2. Relevant equations
The test that we have messed with are:
Telescoping, Geometric, P-Series, Ratio, Root, Simple Comparison, Limit Comparison, Absolute Convergence, Alternating Series, Dirichlet, Integral, Gauss


3. The attempt at a solution

First, I got they all converge:

(a) (d)
I worked 'd' first. I did a limit comparison test with 1/n
[tex]\frac{\frac{1}{n}}{\frac{1}{n^{1 + \frac{1}{n}}}} = n^{n}[/tex]
That limit is 1. And since its absolute value converges (a) converges.

(b) Basic Comparion test wtih <= [tex]\frac{e}{n^{2}}[/tex]

(c) Alternating series test

(e) Integral test

(f) Im not sure which test to apply

end3r7

(d) is wrong,a dn so is (a), not sure how to prove if they are convergent (if they are).

Is (d) divergent?

end3r7

(a) is convergent by alternating series test.

Did I end up proving (d) divergent or is my proof wrong?

I'm also quite lost on (f) since I can't integrate that function nicely

Dick

Too many questions at once! d) is divergent.
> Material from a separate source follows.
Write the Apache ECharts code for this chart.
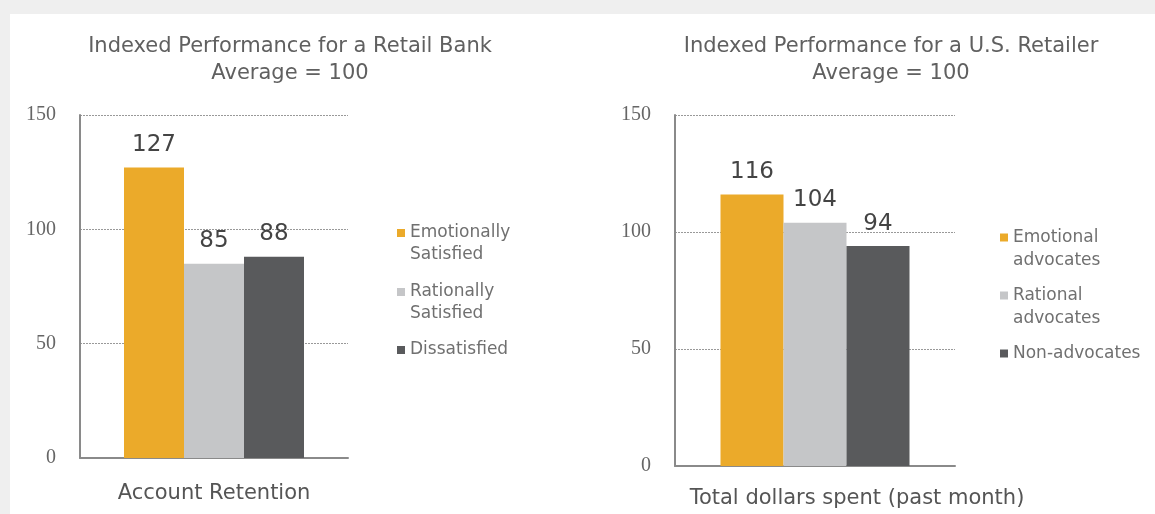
<!DOCTYPE html>
<html>
<head>
<meta charset="utf-8">
<script src="https://cdn.jsdelivr.net/npm/echarts@6/dist/echarts.min.js"></script>
<style>
  html, body { margin: 0; padding: 0; }
  body { width: 1155px; height: 514px; background: #efefef; position: relative; overflow: hidden; }
  #paper { position: absolute; left: 10px; top: 14px; right: 0; bottom: 0; background: #ffffff; }
  #chart { position: absolute; left: 0; top: 0; width: 1155px; height: 514px; }
</style>
</head>
<body>
<div id="paper"></div>
<div id="chart"></div>
<script>
// ---- data ----
const leftTitle = 'Indexed Performance for a Retail Bank\nAverage = 100';
const rightTitle = 'Indexed Performance for a U.S. Retailer\nAverage = 100';
const leftCategories = ['Account Retention'];
const rightCategories = ['Total dollars spent (past month)'];
const leftSeriesNames = ['Emotionally\nSatisfied', 'Rationally\nSatisfied', 'Dissatisfied'];
const leftValues = [127, 85, 88];
const rightSeriesNames = ['Emotional\nadvocates', 'Rational\nadvocates', 'Non-advocates'];
const rightValues = [116, 104, 94];
const yMin = 0, yMax = 150, yStep = 50;

// ---- styles ----
const colors = ['#EBAA2A', '#C5C6C8', '#595A5C'];
const sans = 'DejaVu Sans';
const textGrey = '#606060';

const chart = echarts.init(document.getElementById('chart'), null, { renderer: 'canvas' });

function yAxis(gridIndex) {
  return {
    type: 'value', gridIndex, min: yMin, max: yMax, interval: yStep,
    axisLine: { show: true, lineStyle: { color: '#8a8a8a', width: 2 } },
    axisTick: { show: false },
    axisLabel: { color: '#666', fontFamily: 'Liberation Serif', fontSize: 20, margin: 24 },
    splitLine: { show: true, lineStyle: { color: '#999', type: [2, 1], width: 1 } }
  };
}
function xAxis(gridIndex, cats, gap, pad) {
  return {
    type: 'category', gridIndex, data: cats,
    axisLine: { show: true, lineStyle: { color: '#8a8a8a', width: 2 } },
    axisTick: { show: false },
    axisLabel: { show: false },
    name: cats[0], nameLocation: 'middle', nameGap: gap,
    nameTextStyle: { color: '#555', fontFamily: sans, fontSize: 21, padding: pad }
  };
}
function barSeries(names, values, axisIdx, width) {
  return names.map((n, i) => ({
    type: 'bar', name: n, xAxisIndex: axisIdx, yAxisIndex: axisIdx,
    data: [values[i]], barWidth: width, barGap: '0%',
    itemStyle: { color: colors[i] },
    label: { show: true, position: 'top', distance: 11, color: '#444', fontFamily: sans, fontSize: 23 }
  }));
}
function legendItem(name, left, top, lh, twoLine) {
  return {
    data: [name], orient: 'vertical', left, top, padding: 0,
    icon: 'rect', itemWidth: 8, itemHeight: 8, selectedMode: false,
    formatter: twoLine ? (n => '\n' + n) : (n => n),
    textStyle: { color: '#707070', fontFamily: sans, fontSize: 17, lineHeight: lh }
  };
}

const option = {
  animation: false,
  title: [
    { text: leftTitle, left: 290, top: 33, textAlign: 'center', padding: 0,
      textStyle: { color: textGrey, fontFamily: sans, fontSize: 21, fontWeight: 'normal', lineHeight: 27 } },
    { text: rightTitle, left: 891, top: 33, textAlign: 'center', padding: 0,
      textStyle: { color: textGrey, fontFamily: sans, fontSize: 21, fontWeight: 'normal', lineHeight: 27 } }
  ],
  grid: [
    { left: 80, top: 115, width: 268, height: 343 },
    { left: 675, top: 115, width: 280, height: 351 }
  ],
  xAxis: [xAxis(0, leftCategories, 25, 0), xAxis(1, rightCategories, 22, [0, 0, 0, 84])],
  yAxis: [yAxis(0), yAxis(1)],
  legend: [
    legendItem(leftSeriesNames[0], 397, 200, 22, true),
    legendItem(leftSeriesNames[1], 397, 259, 22, true),
    legendItem(leftSeriesNames[2], 397, 339, 22, false),
    legendItem(rightSeriesNames[0], 1000, 203, 23, true),
    legendItem(rightSeriesNames[1], 1000, 261, 23, true),
    legendItem(rightSeriesNames[2], 1000, 342, 23, false)
  ],
  series: [].concat(barSeries(leftSeriesNames, leftValues, 0, 60), barSeries(rightSeriesNames, rightValues, 1, 63))
};
chart.setOption(option);
</script>
</body>
</html>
It's the same as 1/(n*n^(1/n)). For n^(1/n) show that the log of that approaches zero. So n^(1/n) approaches 1. So you can do a comparison with say 1/(2n). For f) expand e^(-1/n) in a power series using e^x=1+x+x^2/2!+etc and keep only the terms that matter.